══ Information shown ══
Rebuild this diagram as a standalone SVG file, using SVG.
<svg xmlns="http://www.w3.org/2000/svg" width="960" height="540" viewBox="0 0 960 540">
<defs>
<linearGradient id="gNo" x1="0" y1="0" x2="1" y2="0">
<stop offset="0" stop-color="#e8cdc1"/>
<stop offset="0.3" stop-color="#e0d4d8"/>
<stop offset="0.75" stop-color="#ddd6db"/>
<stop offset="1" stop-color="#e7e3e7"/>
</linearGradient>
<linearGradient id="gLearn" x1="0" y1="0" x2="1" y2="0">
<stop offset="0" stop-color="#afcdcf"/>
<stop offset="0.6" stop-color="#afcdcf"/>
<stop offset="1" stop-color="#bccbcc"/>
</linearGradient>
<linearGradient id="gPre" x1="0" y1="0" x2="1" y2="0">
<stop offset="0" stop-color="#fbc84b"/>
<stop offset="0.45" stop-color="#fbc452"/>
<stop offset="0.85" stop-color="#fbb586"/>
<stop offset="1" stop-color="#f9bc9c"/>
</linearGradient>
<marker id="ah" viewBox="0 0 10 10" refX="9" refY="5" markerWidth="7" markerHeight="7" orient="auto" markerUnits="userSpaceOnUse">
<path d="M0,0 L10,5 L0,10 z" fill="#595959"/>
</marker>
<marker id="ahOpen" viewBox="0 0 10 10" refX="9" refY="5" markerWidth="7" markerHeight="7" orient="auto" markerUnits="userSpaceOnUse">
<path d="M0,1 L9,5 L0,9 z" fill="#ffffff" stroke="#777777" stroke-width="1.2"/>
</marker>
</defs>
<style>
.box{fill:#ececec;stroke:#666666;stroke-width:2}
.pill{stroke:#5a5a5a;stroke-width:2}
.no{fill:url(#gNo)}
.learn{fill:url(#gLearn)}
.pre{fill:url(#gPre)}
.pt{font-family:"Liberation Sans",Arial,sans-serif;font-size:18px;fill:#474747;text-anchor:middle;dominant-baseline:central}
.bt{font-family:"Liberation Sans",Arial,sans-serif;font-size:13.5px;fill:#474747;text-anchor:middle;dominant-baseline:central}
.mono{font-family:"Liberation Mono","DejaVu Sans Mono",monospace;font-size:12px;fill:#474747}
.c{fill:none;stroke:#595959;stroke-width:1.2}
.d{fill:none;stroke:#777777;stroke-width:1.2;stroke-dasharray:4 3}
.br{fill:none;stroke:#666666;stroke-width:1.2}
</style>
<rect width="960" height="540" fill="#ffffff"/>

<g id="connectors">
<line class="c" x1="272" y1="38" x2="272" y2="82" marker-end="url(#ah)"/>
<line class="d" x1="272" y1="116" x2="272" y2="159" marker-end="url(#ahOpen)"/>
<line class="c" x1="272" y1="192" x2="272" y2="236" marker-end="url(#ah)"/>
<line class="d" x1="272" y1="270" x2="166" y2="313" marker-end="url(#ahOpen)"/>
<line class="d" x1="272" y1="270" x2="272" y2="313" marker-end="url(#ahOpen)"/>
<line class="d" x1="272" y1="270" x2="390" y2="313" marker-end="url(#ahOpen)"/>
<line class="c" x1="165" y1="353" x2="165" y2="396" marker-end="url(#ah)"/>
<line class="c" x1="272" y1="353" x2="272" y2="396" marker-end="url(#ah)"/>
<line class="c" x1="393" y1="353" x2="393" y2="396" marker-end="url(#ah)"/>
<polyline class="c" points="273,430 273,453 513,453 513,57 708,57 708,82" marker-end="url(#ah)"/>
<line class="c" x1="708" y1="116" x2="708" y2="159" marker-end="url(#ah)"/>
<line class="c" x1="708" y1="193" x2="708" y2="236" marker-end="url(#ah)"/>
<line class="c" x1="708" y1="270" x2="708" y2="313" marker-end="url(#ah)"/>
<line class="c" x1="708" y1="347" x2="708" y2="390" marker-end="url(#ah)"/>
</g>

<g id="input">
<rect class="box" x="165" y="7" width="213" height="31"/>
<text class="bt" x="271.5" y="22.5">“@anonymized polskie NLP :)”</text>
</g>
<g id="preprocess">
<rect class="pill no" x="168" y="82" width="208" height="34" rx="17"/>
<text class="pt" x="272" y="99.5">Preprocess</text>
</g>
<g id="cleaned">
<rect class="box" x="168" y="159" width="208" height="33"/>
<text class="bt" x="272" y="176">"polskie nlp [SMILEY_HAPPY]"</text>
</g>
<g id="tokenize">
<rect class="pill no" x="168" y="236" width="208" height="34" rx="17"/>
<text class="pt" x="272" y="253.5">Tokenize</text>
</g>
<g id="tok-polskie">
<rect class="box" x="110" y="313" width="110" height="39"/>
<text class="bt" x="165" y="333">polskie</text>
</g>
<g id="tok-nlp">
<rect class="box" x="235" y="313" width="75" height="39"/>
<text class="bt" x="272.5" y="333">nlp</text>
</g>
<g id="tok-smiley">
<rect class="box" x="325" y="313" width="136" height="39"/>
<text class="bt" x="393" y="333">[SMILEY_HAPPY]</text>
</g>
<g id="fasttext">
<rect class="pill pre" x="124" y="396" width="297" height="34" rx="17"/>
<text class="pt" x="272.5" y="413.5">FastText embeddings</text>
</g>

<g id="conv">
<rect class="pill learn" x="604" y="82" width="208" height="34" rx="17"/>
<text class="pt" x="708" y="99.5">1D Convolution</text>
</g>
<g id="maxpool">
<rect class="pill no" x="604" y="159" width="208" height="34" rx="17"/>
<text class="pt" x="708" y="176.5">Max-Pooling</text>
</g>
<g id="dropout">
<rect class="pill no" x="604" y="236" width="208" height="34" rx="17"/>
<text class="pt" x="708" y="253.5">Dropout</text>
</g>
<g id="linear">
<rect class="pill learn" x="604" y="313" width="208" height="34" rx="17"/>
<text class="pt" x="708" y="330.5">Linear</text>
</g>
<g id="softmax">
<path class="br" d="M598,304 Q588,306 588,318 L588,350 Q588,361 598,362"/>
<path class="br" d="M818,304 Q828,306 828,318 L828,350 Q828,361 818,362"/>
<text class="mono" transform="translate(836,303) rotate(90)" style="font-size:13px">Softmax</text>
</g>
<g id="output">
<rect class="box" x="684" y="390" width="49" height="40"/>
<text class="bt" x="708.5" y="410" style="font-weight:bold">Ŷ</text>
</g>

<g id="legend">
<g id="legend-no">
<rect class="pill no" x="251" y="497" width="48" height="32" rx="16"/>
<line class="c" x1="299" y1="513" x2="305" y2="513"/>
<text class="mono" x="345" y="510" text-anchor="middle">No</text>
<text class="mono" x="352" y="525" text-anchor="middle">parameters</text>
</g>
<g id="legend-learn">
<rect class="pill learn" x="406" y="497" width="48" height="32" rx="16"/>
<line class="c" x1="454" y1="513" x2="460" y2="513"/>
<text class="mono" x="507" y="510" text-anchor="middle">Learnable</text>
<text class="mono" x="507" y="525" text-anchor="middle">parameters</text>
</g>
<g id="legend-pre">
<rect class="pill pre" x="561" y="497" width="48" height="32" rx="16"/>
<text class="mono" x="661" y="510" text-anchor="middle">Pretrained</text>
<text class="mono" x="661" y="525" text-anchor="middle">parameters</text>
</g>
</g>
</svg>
═══
What is asked =>
Reproduce the complete data exactly as presented above.

Exercise response =>
Rebuild this diagram as a standalone SVG file, using SVG.
<svg xmlns="http://www.w3.org/2000/svg" width="960" height="540" viewBox="0 0 960 540">
<defs>
<linearGradient id="gNo" x1="0" y1="0" x2="1" y2="0">
<stop offset="0" stop-color="#e8cdc1"/>
<stop offset="0.3" stop-color="#e0d4d8"/>
<stop offset="0.75" stop-color="#ddd6db"/>
<stop offset="1" stop-color="#e7e3e7"/>
</linearGradient>
<linearGradient id="gLearn" x1="0" y1="0" x2="1" y2="0">
<stop offset="0" stop-color="#afcdcf"/>
<stop offset="0.6" stop-color="#afcdcf"/>
<stop offset="1" stop-color="#bccbcc"/>
</linearGradient>
<linearGradient id="gPre" x1="0" y1="0" x2="1" y2="0">
<stop offset="0" stop-color="#fbc84b"/>
<stop offset="0.45" stop-color="#fbc452"/>
<stop offset="0.85" stop-color="#fbb586"/>
<stop offset="1" stop-color="#f9bc9c"/>
</linearGradient>
<marker id="ah" viewBox="0 0 10 10" refX="9" refY="5" markerWidth="7" markerHeight="7" orient="auto" markerUnits="userSpaceOnUse">
<path d="M0,0 L10,5 L0,10 z" fill="#595959"/>
</marker>
<marker id="ahOpen" viewBox="0 0 10 10" refX="9" refY="5" markerWidth="7" markerHeight="7" orient="auto" markerUnits="userSpaceOnUse">
<path d="M0,1 L9,5 L0,9 z" fill="#ffffff" stroke="#777777" stroke-width="1.2"/>
</marker>
</defs>
<style>
.box{fill:#ececec;stroke:#666666;stroke-width:2}
.pill{stroke:#5a5a5a;stroke-width:2}
.no{fill:url(#gNo)}
.learn{fill:url(#gLearn)}
.pre{fill:url(#gPre)}
.pt{font-family:"Liberation Sans",Arial,sans-serif;font-size:18px;fill:#474747;text-anchor:middle;dominant-baseline:central}
.bt{font-family:"Liberation Sans",Arial,sans-serif;font-size:13.5px;fill:#474747;text-anchor:middle;dominant-baseline:central}
.mono{font-family:"Liberation Mono","DejaVu Sans Mono",monospace;font-size:12px;fill:#474747}
.c{fill:none;stroke:#595959;stroke-width:1.2}
.d{fill:none;stroke:#777777;stroke-width:1.2;stroke-dasharray:4 3}
.br{fill:none;stroke:#666666;stroke-width:1.2}
</style>
<rect width="960" height="540" fill="#ffffff"/>

<g id="connectors">
<line class="c" x1="272" y1="38" x2="272" y2="82" marker-end="url(#ah)"/>
<line class="d" x1="272" y1="116" x2="272" y2="159" marker-end="url(#ahOpen)"/>
<line class="c" x1="272" y1="192" x2="272" y2="236" marker-end="url(#ah)"/>
<line class="d" x1="272" y1="270" x2="166" y2="313" marker-end="url(#ahOpen)"/>
<line class="d" x1="272" y1="270" x2="272" y2="313" marker-end="url(#ahOpen)"/>
<line class="d" x1="272" y1="270" x2="390" y2="313" marker-end="url(#ahOpen)"/>
<line class="c" x1="165" y1="353" x2="165" y2="396" marker-end="url(#ah)"/>
<line class="c" x1="272" y1="353" x2="272" y2="396" marker-end="url(#ah)"/>
<line class="c" x1="393" y1="353" x2="393" y2="396" marker-end="url(#ah)"/>
<polyline class="c" points="273,430 273,453 513,453 513,57 708,57 708,82" marker-end="url(#ah)"/>
<line class="c" x1="708" y1="116" x2="708" y2="159" marker-end="url(#ah)"/>
<line class="c" x1="708" y1="193" x2="708" y2="236" marker-end="url(#ah)"/>
<line class="c" x1="708" y1="270" x2="708" y2="313" marker-end="url(#ah)"/>
<line class="c" x1="708" y1="347" x2="708" y2="390" marker-end="url(#ah)"/>
</g>

<g id="input">
<rect class="box" x="165" y="7" width="213" height="31"/>
<text class="bt" x="271.5" y="22.5">“@anonymized polskie NLP :)”</text>
</g>
<g id="preprocess">
<rect class="pill no" x="168" y="82" width="208" height="34" rx="17"/>
<text class="pt" x="272" y="99.5">Preprocess</text>
</g>
<g id="cleaned">
<rect class="box" x="168" y="159" width="208" height="33"/>
<text class="bt" x="272" y="176">"polskie nlp [SMILEY_HAPPY]"</text>
</g>
<g id="tokenize">
<rect class="pill no" x="168" y="236" width="208" height="34" rx="17"/>
<text class="pt" x="272" y="253.5">Tokenize</text>
</g>
<g id="tok-polskie">
<rect class="box" x="110" y="313" width="110" height="39"/>
<text class="bt" x="165" y="333">polskie</text>
</g>
<g id="tok-nlp">
<rect class="box" x="235" y="313" width="75" height="39"/>
<text class="bt" x="272.5" y="333">nlp</text>
</g>
<g id="tok-smiley">
<rect class="box" x="325" y="313" width="136" height="39"/>
<text class="bt" x="393" y="333">[SMILEY_HAPPY]</text>
</g>
<g id="fasttext">
<rect class="pill pre" x="124" y="396" width="297" height="34" rx="17"/>
<text class="pt" x="272.5" y="413.5">FastText embeddings</text>
</g>

<g id="conv">
<rect class="pill learn" x="604" y="82" width="208" height="34" rx="17"/>
<text class="pt" x="708" y="99.5">1D Convolution</text>
</g>
<g id="maxpool">
<rect class="pill no" x="604" y="159" width="208" height="34" rx="17"/>
<text class="pt" x="708" y="176.5">Max-Pooling</text>
</g>
<g id="dropout">
<rect class="pill no" x="604" y="236" width="208" height="34" rx="17"/>
<text class="pt" x="708" y="253.5">Dropout</text>
</g>
<g id="linear">
<rect class="pill learn" x="604" y="313" width="208" height="34" rx="17"/>
<text class="pt" x="708" y="330.5">Linear</text>
</g>
<g id="softmax">
<path class="br" d="M598,304 Q588,306 588,318 L588,350 Q588,361 598,362"/>
<path class="br" d="M818,304 Q828,306 828,318 L828,350 Q828,361 818,362"/>
<text class="mono" transform="translate(836,303) rotate(90)" style="font-size:13px">Softmax</text>
</g>
<g id="output">
<rect class="box" x="684" y="390" width="49" height="40"/>
<text class="bt" x="708.5" y="410" style="font-weight:bold">Ŷ</text>
</g>

<g id="legend">
<g id="legend-no">
<rect class="pill no" x="251" y="497" width="48" height="32" rx="16"/>
<line class="c" x1="299" y1="513" x2="305" y2="513"/>
<text class="mono" x="345" y="510" text-anchor="middle">No</text>
<text class="mono" x="352" y="525" text-anchor="middle">parameters</text>
</g>
<g id="legend-learn">
<rect class="pill learn" x="406" y="497" width="48" height="32" rx="16"/>
<line class="c" x1="454" y1="513" x2="460" y2="513"/>
<text class="mono" x="507" y="510" text-anchor="middle">Learnable</text>
<text class="mono" x="507" y="525" text-anchor="middle">parameters</text>
</g>
<g id="legend-pre">
<rect class="pill pre" x="561" y="497" width="48" height="32" rx="16"/>
<text class="mono" x="661" y="510" text-anchor="middle">Pretrained</text>
<text class="mono" x="661" y="525" text-anchor="middle">parameters</text>
</g>
</g>
</svg>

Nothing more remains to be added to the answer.